En haut : The Platoon et Soviet, ou quand le roi Ennis récupère sa couronne
En bas : Netflix qui repompe allègrement les travaux du maître dans Daredevil


ÉPILOGUE

   Inutile cependant de s'attarder plus encore sur la version Netflix du personnage, tant les flamboyants emprunts à Ennis qui marquent la saison 2 de Daredevil mettent en lumière l'absence de vision et surtout de tripes de la série qui s'ensuit : incapable de prendre son sujet à bras-le-corps, The Punisher se perd entre complots, atermoiements lourdingues sur le bien-fondé de mener une guerre et apparition d'un Jigsaw aussi aseptisé que les jeux d'ombres poseurs qui cachent la vacuité de l'entreprise au lieu de révéler la crasse d'un monde que le Punisher se refuse désormais à arpenter.
   Le constat est encore plus triste sur papier : sous prétexte de polémiques grandissantes, le Punisher est de plus en plus assimilé à la grande famille des héros Marvel au gré d'intrigues fadasses qui l'amènent à croiser les Avengers plus que nécessaire ;  bon petit soldat qui est de nouveau confié à Jason Aaron lors d'un run qui le prive non seulement de son iconique tête de mort, de sa guerre toute personnelle, mais aussi de ses origines puisqu'il est désormais le vétéran d'une vague guerre fictive éloignée des marasmes vietnamiens, afghans ou irakiens pour enfin expurger le personnage de la moindre thématique politico-socio-culturelle.

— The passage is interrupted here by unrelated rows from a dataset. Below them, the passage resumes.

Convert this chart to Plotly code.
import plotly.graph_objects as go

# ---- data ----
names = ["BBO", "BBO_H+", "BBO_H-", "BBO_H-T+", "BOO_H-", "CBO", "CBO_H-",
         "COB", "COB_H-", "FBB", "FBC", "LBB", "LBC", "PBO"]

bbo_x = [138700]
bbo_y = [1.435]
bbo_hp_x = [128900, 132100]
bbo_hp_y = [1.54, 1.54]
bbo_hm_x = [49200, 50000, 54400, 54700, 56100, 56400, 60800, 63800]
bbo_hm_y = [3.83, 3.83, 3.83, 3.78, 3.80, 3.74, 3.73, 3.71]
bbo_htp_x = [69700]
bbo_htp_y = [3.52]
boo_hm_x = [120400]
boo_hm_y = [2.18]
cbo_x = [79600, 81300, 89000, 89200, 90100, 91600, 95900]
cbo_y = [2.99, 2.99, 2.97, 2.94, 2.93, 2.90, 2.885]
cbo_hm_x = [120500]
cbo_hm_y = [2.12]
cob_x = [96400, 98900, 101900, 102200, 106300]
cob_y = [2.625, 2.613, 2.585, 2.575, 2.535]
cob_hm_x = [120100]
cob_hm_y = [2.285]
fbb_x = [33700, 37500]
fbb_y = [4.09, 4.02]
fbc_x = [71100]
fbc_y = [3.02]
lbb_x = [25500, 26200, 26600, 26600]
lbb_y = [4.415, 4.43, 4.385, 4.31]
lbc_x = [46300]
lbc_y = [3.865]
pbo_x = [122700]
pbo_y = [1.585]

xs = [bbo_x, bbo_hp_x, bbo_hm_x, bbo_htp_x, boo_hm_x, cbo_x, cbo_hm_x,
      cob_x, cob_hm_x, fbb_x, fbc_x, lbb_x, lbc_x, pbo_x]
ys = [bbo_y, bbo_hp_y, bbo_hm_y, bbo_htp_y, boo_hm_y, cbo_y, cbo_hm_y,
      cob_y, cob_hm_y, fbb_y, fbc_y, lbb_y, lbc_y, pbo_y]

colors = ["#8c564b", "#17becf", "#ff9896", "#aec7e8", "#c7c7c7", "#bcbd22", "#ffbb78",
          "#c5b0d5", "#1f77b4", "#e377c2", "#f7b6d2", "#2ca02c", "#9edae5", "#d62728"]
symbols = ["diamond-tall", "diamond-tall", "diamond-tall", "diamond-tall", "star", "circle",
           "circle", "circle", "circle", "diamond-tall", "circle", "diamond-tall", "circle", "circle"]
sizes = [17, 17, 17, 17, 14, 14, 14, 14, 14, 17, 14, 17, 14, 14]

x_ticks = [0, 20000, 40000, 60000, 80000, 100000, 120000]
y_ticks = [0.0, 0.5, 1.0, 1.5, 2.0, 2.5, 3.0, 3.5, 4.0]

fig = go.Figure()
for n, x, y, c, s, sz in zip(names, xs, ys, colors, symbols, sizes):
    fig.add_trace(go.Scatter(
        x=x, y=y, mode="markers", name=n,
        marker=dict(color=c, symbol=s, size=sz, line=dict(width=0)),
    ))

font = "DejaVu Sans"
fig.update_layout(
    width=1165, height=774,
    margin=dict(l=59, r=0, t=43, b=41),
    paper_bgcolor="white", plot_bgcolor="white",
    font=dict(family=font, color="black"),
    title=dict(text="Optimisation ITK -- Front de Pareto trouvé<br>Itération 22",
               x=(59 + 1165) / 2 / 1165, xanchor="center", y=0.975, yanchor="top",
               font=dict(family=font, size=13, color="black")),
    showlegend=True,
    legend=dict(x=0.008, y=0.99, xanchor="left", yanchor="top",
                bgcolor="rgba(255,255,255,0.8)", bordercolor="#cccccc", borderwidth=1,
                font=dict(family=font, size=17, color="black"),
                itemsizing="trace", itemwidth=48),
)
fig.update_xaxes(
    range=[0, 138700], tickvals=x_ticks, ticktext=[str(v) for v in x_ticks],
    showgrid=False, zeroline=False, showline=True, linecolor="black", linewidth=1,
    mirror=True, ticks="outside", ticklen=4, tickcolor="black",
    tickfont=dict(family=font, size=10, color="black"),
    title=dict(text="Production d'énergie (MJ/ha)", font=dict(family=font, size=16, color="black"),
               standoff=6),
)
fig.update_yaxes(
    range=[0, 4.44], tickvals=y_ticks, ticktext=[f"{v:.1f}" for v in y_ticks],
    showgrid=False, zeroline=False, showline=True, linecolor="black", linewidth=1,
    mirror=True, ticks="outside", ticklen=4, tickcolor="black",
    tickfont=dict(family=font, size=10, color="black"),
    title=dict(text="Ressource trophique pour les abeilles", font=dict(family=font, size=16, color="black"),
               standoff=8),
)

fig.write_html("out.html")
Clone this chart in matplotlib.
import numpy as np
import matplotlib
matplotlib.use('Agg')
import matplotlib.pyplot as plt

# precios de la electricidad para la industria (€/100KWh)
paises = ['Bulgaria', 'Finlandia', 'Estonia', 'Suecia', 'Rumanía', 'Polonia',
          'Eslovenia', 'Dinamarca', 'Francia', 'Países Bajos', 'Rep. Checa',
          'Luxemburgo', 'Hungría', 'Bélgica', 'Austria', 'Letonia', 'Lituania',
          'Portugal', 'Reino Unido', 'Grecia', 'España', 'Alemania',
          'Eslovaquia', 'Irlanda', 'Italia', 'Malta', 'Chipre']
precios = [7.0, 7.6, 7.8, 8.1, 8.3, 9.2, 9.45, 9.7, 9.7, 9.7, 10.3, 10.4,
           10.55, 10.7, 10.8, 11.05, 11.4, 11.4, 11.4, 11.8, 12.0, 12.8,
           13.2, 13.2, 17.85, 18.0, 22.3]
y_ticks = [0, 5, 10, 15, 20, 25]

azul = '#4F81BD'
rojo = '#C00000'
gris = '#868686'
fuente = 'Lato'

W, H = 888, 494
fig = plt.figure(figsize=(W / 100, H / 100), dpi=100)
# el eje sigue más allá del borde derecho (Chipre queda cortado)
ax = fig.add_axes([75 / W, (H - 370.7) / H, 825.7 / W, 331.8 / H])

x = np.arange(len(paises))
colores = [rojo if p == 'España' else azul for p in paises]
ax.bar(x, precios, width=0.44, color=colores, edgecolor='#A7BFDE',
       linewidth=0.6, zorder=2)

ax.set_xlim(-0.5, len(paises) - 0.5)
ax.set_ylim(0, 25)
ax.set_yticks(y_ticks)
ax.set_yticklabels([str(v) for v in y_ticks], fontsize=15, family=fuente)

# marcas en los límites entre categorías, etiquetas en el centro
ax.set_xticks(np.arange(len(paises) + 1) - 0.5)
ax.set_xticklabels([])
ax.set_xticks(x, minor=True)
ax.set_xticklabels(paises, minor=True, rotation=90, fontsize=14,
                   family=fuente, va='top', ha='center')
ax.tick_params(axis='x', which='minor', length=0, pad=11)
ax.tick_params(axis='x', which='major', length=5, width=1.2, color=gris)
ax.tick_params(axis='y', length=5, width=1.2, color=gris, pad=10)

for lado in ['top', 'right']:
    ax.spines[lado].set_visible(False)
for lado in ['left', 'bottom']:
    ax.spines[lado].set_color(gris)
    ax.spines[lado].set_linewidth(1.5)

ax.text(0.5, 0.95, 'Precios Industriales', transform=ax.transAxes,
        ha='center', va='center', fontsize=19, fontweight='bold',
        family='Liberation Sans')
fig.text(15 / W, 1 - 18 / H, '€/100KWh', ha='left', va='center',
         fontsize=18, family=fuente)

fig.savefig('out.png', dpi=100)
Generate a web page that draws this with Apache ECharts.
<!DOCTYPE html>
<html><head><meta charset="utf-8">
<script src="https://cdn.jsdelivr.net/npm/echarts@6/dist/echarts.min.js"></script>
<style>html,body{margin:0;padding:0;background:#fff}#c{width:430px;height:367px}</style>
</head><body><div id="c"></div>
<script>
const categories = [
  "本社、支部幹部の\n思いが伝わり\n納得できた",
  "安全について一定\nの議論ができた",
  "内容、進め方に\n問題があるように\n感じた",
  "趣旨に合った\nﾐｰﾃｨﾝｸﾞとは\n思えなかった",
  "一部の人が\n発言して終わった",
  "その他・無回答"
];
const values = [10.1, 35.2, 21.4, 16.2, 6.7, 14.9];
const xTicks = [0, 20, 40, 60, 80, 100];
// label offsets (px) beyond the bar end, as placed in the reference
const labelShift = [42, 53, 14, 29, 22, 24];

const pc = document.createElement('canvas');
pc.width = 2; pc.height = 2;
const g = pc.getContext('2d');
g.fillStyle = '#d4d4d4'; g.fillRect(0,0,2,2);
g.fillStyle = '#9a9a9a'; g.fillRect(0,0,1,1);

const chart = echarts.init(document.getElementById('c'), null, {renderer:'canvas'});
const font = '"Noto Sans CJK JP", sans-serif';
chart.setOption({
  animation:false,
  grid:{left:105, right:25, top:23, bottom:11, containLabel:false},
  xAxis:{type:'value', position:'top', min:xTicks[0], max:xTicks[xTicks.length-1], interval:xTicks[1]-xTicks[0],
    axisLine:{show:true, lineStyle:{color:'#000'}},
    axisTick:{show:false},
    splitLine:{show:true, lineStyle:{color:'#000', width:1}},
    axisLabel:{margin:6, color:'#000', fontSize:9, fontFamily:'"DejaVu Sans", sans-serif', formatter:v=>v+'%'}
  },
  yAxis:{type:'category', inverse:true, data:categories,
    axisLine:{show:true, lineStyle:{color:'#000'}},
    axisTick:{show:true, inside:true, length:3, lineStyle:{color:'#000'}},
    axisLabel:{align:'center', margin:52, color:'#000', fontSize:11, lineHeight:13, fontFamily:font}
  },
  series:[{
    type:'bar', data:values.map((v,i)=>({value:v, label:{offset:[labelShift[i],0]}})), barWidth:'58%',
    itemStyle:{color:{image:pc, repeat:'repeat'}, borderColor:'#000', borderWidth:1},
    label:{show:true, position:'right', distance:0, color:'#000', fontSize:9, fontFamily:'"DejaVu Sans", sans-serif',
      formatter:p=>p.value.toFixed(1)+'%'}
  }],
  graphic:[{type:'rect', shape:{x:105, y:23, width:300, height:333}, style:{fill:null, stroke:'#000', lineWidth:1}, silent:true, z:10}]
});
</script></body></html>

Le Punisher revu et corrigé : chef de clan, propre sur lui, affublé d'un logo qui ne traduit rien, et en guerre contre les polémiques qui nuisent à son employeur

   En d'autres mains et d'autres époques, le Punisher aurait conservé non seulement son costume mais surtout sa place d'anti-héros, de radical contrepoids tant à l'idéalisme des super-héros qu'aux exactions des criminels, pour continuer à arpenter une zone grise sujette aux interrogations profondes et aux réponses souvent dérangeantes qui en découlent. Mais à l'heure où une œuvre ou un artiste qui traite de sujets problématiques est fatalement taxé de problématique à son tour, à l'heure où l'on pense que planquer le problème sous le tapis va le faire disparaître et à l'heure où le divertissement le plus globalisé a pris le pas sur la démarche artistique individuelle, l'extinction du Punisher n'a rien de surprenant. Cela n'en reste pas moins tragique, tant laisser quelques illuminés décider de la réception d'une œuvre et accepter la censure qui en découle n'honore personne : il ne s'agit là que d'infantilisation, de refus de s'approprier le débat, d'une paresse intellectuelle qui risque bien de mener à des dérives bien pires que celles que l'on esquive. Mais tant que le public acceptera sans moufter, tant qu'il soutiendra même bec et ongles ce processus, le Punisher restera un triste reflet de son époque... Mais à son corps défendant, hélas.